Samuel Bolling pleaded guilty to charges of kidnapping and conspiracy to commit kidnapping in November 2022, claiming drug addiction, PTSD from military service and steroid use drove him to devise a plan to kidnap someone from Hot Springs for ransom.
Bolling, along with Dayla Ferrer of Tennessee, abducted a 17-year-old on April 18, 2022, and were arrested after an Amber alert was sent out the next day.
In October 2022, Ferrer pleaded guilty to kidnapping, but the conspiracy to commit kidnapping charge was dropped.
According to court documents, the two reportedly agreed to kidnap the teen to "extort money from the family."
On the night of the kidnapping, Ferrer approached the victim in downtown Hot Springs and asked to use her phone.

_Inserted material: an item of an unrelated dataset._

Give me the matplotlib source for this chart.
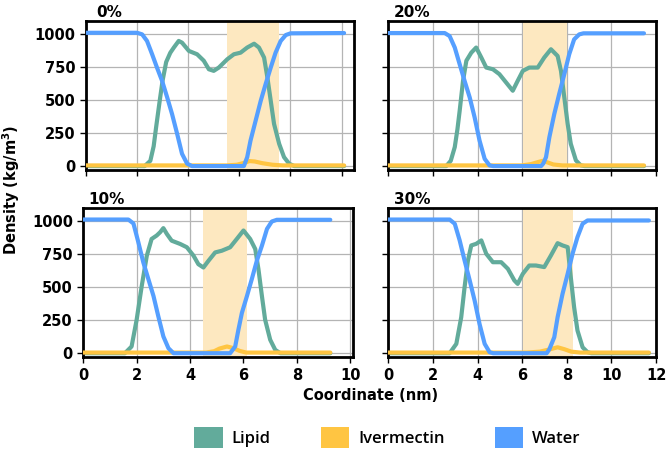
import matplotlib.pyplot as plt
from matplotlib.patches import Patch

# ---- data (x in nm, density in kg/m^3) ----
labels = ["0%", "20%", "10%", "30%"]
shade_0 = (5.5, 7.55)
shade_20 = (6.03, 8.0)
shade_10 = (4.5, 6.15)
shade_30 = (6.03, 8.3)

water0_x = [0, 2.0, 2.2, 2.39, 2.59, 2.78, 2.98, 3.18, 3.37, 3.57, 3.76, 3.96, 4.15,
            6.18, 6.31, 6.44, 6.64, 6.84, 7.03, 7.23, 7.42, 7.62, 7.82, 8.01, 10.1]
water0_y = [1012, 1012, 1000, 950, 849, 748, 647, 521, 395, 244, 93, 18, 0,
            0, 68, 194, 345, 496, 622, 748, 861, 950, 995, 1008, 1010]
lipid0_x = [0, 2.3, 2.52, 2.65, 2.75, 2.89, 3.0, 3.14, 3.3, 3.44, 3.63, 3.76, 4.03, 4.35,
            4.61, 4.81, 5.0, 5.2, 5.53, 5.79, 6.05, 6.31, 6.58, 6.77, 6.97, 7.1, 7.23,
            7.36, 7.56, 7.75, 7.95, 8.15, 10.1]
lipid0_y = [0, 0, 40, 150, 300, 500, 650, 790, 860, 900, 950, 937, 874, 849,
            800, 735, 723, 748, 811, 849, 861, 900, 929, 900, 824, 672, 496,
            320, 169, 68, 18, 0, 0]
iver0_x = [0, 5.5, 5.9, 6.2, 6.4, 6.6, 6.9, 7.3, 7.7, 10.1]
iver0_y = [5, 5, 10, 25, 38, 35, 22, 10, 5, 5]

water20_x = [0, 2.53, 2.75, 2.98, 3.2, 3.42, 3.65, 3.87, 4.09, 4.32, 4.54, 4.7,
             6.85, 6.95, 7.07, 7.22, 7.44, 7.66, 7.89, 8.11, 8.33, 8.56, 8.75, 11.46]
water20_y = [1010, 1010, 987, 900, 773, 647, 521, 370, 194, 55, 5, 0,
             0, 20, 68, 219, 395, 547, 698, 849, 962, 1000, 1008, 1008]
lipid20_x = [0, 2.6, 2.8, 2.98, 3.1, 3.2, 3.35, 3.5, 3.72, 3.94, 4.17, 4.39, 4.69,
             4.98, 5.28, 5.58, 5.8, 6.03, 6.32, 6.7, 6.99, 7.29, 7.59, 7.74, 7.89,
             8.04, 8.18, 8.41, 8.63, 8.8, 11.46]
lipid20_y = [0, 0, 40, 144, 280, 420, 647, 800, 861, 900, 824, 748, 735,
             698, 635, 572, 647, 723, 748, 748, 824, 887, 836, 723, 521,
             320, 169, 43, 5, 0, 0]
iver20_x = [0, 6.0, 6.4, 6.7, 6.92, 7.1, 7.4, 7.8, 11.46]
iver20_y = [5, 5, 15, 30, 40, 30, 12, 5, 5]

water10_x = [0, 1.69, 1.88, 2.06, 2.25, 2.44, 2.63, 2.81, 3.0, 3.19, 3.38,
             5.5, 5.69, 5.81, 5.94, 6.13, 6.31, 6.5, 6.69, 6.88, 7.06, 7.25, 9.25]
water10_y = [1012, 1012, 982, 842, 687, 560, 433, 280, 127, 38, 0,
             0, 51, 178, 305, 433, 560, 700, 814, 941, 997, 1010, 1010]
lipid10_x = [0, 1.56, 1.81, 2.0, 2.19, 2.38, 2.56, 2.75, 2.88, 3.0, 3.13, 3.31, 3.63,
             3.88, 4.13, 4.31, 4.5, 4.69, 4.94, 5.19, 5.5, 5.75, 6.0, 6.25, 6.44,
             6.56, 6.69, 6.81, 7.0, 7.19, 7.38, 9.25]
lipid10_y = [0, 0, 51, 254, 509, 738, 865, 891, 916, 947, 903, 852, 827,
             802, 738, 674, 649, 700, 763, 776, 802, 865, 929, 865, 789,
             636, 433, 254, 102, 25, 0, 0]
iver10_x = [0, 4.6, 4.9, 5.1, 5.38, 5.6, 5.85, 6.1, 9.25]
iver10_y = [5, 5, 15, 35, 51, 40, 18, 5, 5]

water30_x = [0, 2.75, 2.98, 3.2, 3.42, 3.65, 3.87, 4.09, 4.32, 4.54, 4.7,
             7.1, 7.22, 7.44, 7.59, 7.81, 8.04, 8.26, 8.48, 8.71, 8.93, 11.68]
water30_y = [1012, 1012, 980, 854, 702, 551, 399, 222, 71, 8, 0,
             0, 30, 121, 273, 449, 601, 753, 879, 980, 1005, 1005]
lipid30_x = [0, 2.75, 3.05, 3.27, 3.42, 3.57, 3.72, 3.94, 4.17, 4.39, 4.69, 5.06,
             5.36, 5.65, 5.8, 6.03, 6.32, 6.62, 6.99, 7.29, 7.59, 7.81, 8.04, 8.18,
             8.33, 8.48, 8.71, 8.93, 9.1, 11.68]
lipid30_y = [0, 0, 71, 273, 500, 702, 816, 828, 854, 753, 689, 689,
             639, 551, 525, 601, 664, 664, 652, 740, 833, 816, 803, 576,
             348, 172, 45, 8, 0, 0]
iver30_x = [0, 6.2, 6.8, 7.2, 7.59, 7.9, 8.2, 8.6, 11.68]
iver30_y = [5, 5, 12, 28, 45, 30, 12, 5, 5]

# colours
c_lipid = "#62ab9b"
c_iver = "#ffc542"
c_water = "#559fff"
c_shade = "#fde8c0"

panels = [
    (lipid0_x, lipid0_y, iver0_x, iver0_y, water0_x, water0_y, shade_0),
    (lipid20_x, lipid20_y, iver20_x, iver20_y, water20_x, water20_y, shade_20),
    (lipid10_x, lipid10_y, iver10_x, iver10_y, water10_x, water10_y, shade_10),
    (lipid30_x, lipid30_y, iver30_x, iver30_y, water30_x, water30_y, shade_30),
]

# axes rectangles in figure fraction, x-limits, title offset
rects = [
    [0.129, 0.623, 0.403, 0.330],
    [0.583, 0.623, 0.402, 0.330],
    [0.125, 0.208, 0.405, 0.331],
    [0.583, 0.208, 0.402, 0.331],
]
xlims = [(0, 10.5), (0, 12), (0, 10.1), (0, 12)]
title_dx = [0.04, 0.02, 0.02, 0.02]

fig = plt.figure(figsize=(6.66, 4.51), dpi=100)

for i, (lx, ly, ix, iy, wx, wy, sh) in enumerate(panels):
    ax = fig.add_axes(rects[i])
    ax.axvspan(sh[0], sh[1], color=c_shade, zorder=0.8, lw=0)
    ax.plot(lx, ly, color=c_lipid, lw=3, zorder=2, solid_capstyle="round")
    ax.plot(ix, iy, color=c_iver, lw=3, zorder=3, solid_capstyle="round")
    ax.plot(wx, wy, color=c_water, lw=3, zorder=4, solid_capstyle="round")
    ax.set_xlim(*xlims[i])
    ax.set_ylim(-30, 1100)
    ax.set_xticks(range(0, int(xlims[i][1]) + 1, 2))
    ax.set_yticks([0, 250, 500, 750, 1000])
    ax.grid(True, color="#b4b4b4", lw=0.9)
    ax.set_axisbelow(True)
    for s in ax.spines.values():
        s.set_linewidth(2)
    ax.tick_params(labelsize=10.5, width=1, length=4)
    for t in ax.get_xticklabels() + ax.get_yticklabels():
        t.set_fontweight("bold")
    if i in (0, 1):
        ax.set_xticklabels([])
    if i in (1, 3):
        ax.set_yticklabels([])
    ax.set_title(labels[i], loc="left", x=title_dx[i], fontsize=11,
                 fontweight="bold", pad=3)

fig.text(0.556, 0.124, "Coordinate (nm)", ha="center", va="center",
         fontsize=10.5, fontweight="bold")
fig.text(0.016, 0.58, "Density (kg/m$^{\\mathbf{3}}$)", ha="center", va="center",
         rotation=90, fontsize=10.5, fontweight="bold")

handles = [Patch(facecolor=c_lipid), Patch(facecolor=c_iver), Patch(facecolor=c_water)]
fig.legend(handles, ["Lipid", "Ivermectin", "Water"], loc="center",
           bbox_to_anchor=(0.582, 0.03), ncol=3, frameon=False,
           prop={"family": "Open Sans", "weight": "semibold", "size": 12},
           handlelength=1.7, handleheight=1.6, handletextpad=0.55,
           columnspacing=3.0)

plt.savefig("out.png", dpi=100)
plt.close()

The victim entered Ferrer's car where she was "attacked and restrained" by Bolling. She was hit with a flashlight and a hood was placed over her head.
Bolling then used the victim's phone to threaten a relative that if $10,000 were not given to them, she would be "sold to human sex traffickers or cut up into little pieces and disposed of in a lake."
Ferrer, who was sentenced to 15 years in prison on Thursday, said they kept the victim in a bedroom and that, at some point, Bolling sexually assaulted her.
During the sentencing hearing, she took emotional responsibility while claiming also to be a victim of Bolling.
The Tennessee woman said she was vulnerable and depressed over the death of a family member and the abandonment of her father when Bolling stepped into the picture.
A day after the kidnapping, Ferrer left the condo to go to Shoe Carnival and Walmart when she returned to learn Bolling sexually assaulted the victim.
That's when Ferrer began to insist Bolling let the victim go.
U.S. attorneys said Ferrer's failure to get help while at the stores was a significant reason not to mitigate the sentence. However, they did agree to go below the mandatory 20-year minimum in return for the guilty plea and clean record.
The judge who handed down Ferrer's sentence said the punishment needed to deter her from ever committing a crime again.
"You are young and naive, but the victim is also young and naive," the judge said. "While you may have been manipulated, it does not diminish the harm, and [your victim] has to live with this for the rest of her life because of what you and Samuel Bolling did to her."
Bolling is expected to be in the federal prison in Texarkana, while Ferrer is likely heading to a prison in Aliceville, Ala, where she will receive five years of supervised parole after her sentence.